In practice, coaches race against Diggins for the final 100 yards of her laps, so she has to match their fresh legs with her dead ones. The drill annihilates Diggins’s legs, but she does it for moments such as this one.
“She’s so tenacious,” Bodensteiner said. “She’s got this extra gear. When the chips are down, she finds it. And she will not let go.”
“As soon as they hit the lanes, I was like, ‘There’s a gold medal right there,’ ” U.S. men’s cross-country skier Andy Newell said. “No way would Jess let anyone beat her to the line.”
“I could feel her behind me when the last 100 meters came,” Nilsson said. “Today, she’s stronger than me.”
When Diggins crossed, she and Randall fought tears. They stretched a giant American flag behind their backs, beaming. Randall found Bodensteiner, who had watched her build the moment from nothing. “We just cried together,” Bodensteiner said.
Late Wednesday, Randall and Bjoergen sat next to one another on the podium. Bjoergen might be the greatest Winter Olympian ever. Randall was a first-time medalist. On this night, finally, she was the best.
“I’m very happy for her,” said Bjoergen, who turns 38 next month. “We both were in Salt Lake for the first time together. We had the long career together. She’s a mom, too. So it’s special to see her standing with me.
“It’s very good for our sport, too, that Jessie and Kikkan was there today. It’s not good that it’s only Sweden and Norway. I feel that we need some more.”

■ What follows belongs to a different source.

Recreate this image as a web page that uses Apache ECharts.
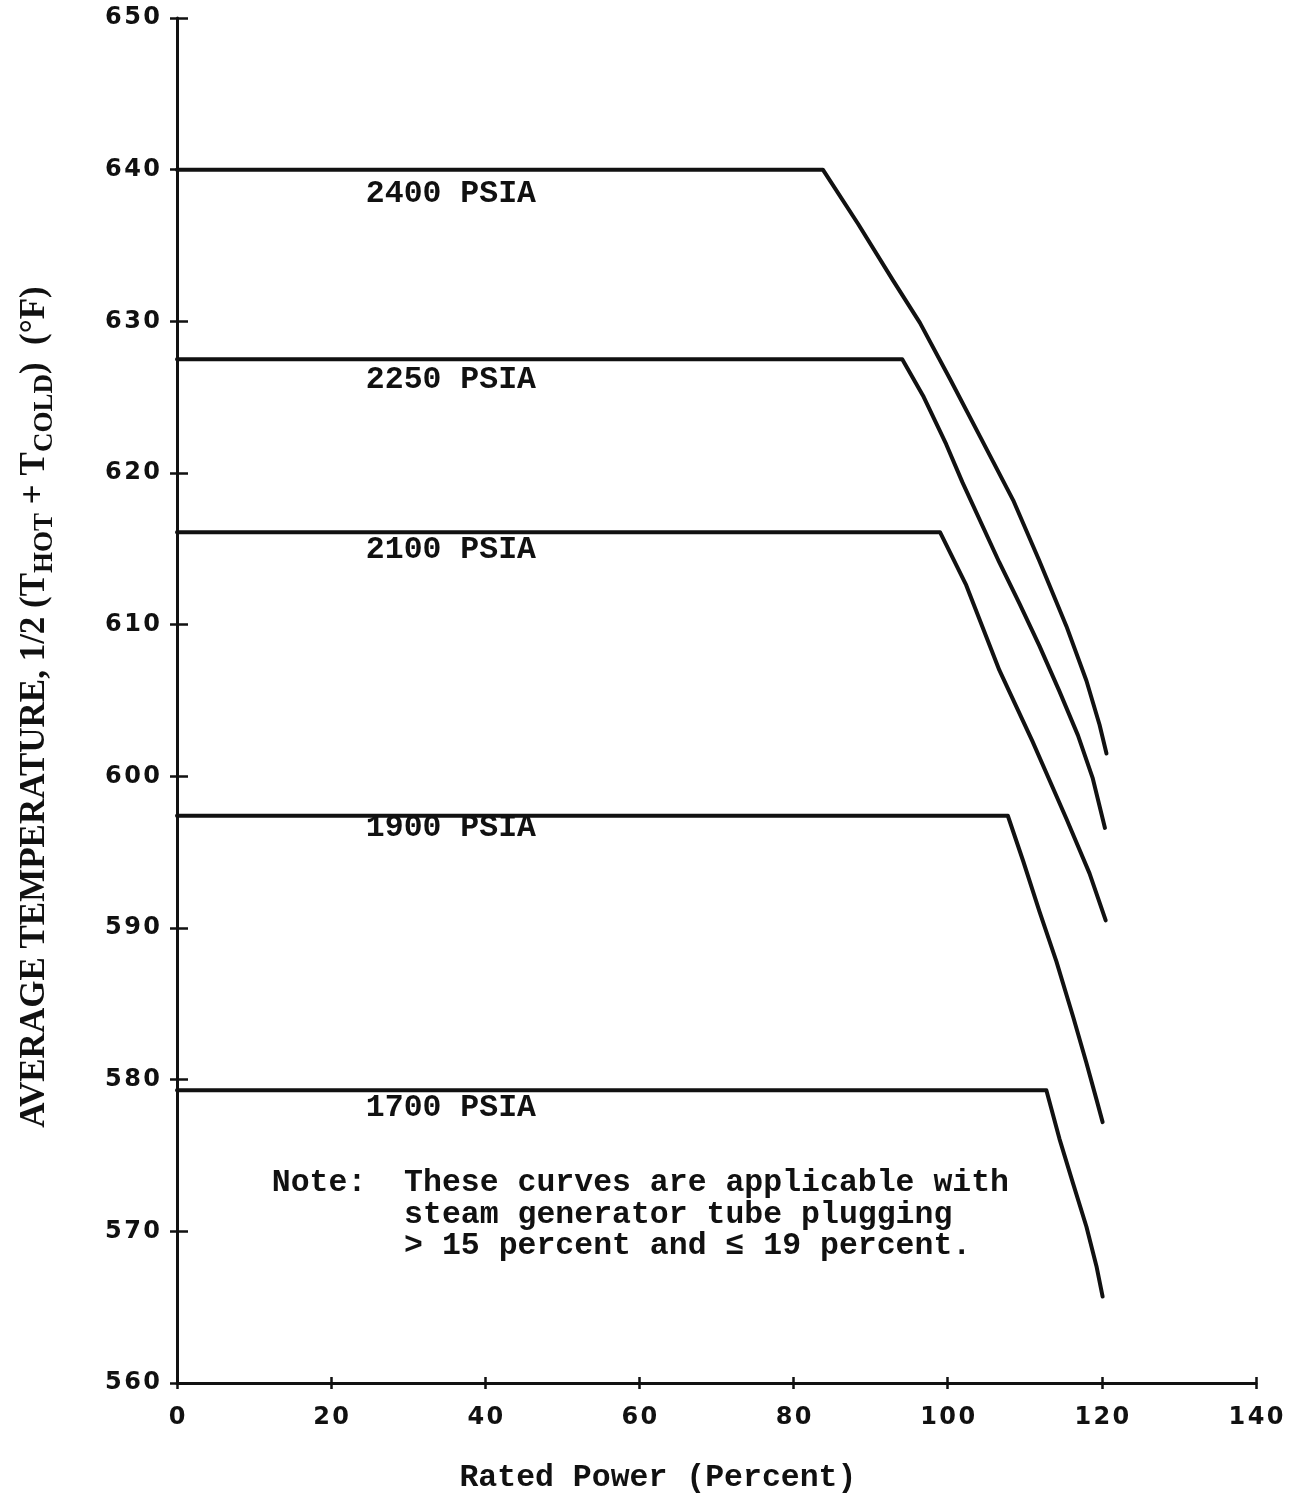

Randall believes more are on the way. She believes girls who saw her and Diggins win will want to try cross-country. Already, her shepherding of other American women into cross-country has surfaced. On a cold night on the other side of the world, Randall stood at the finish line and saw one coming at her, her skis churning, the lights glistening off icy snow, like something out of a vivid dream.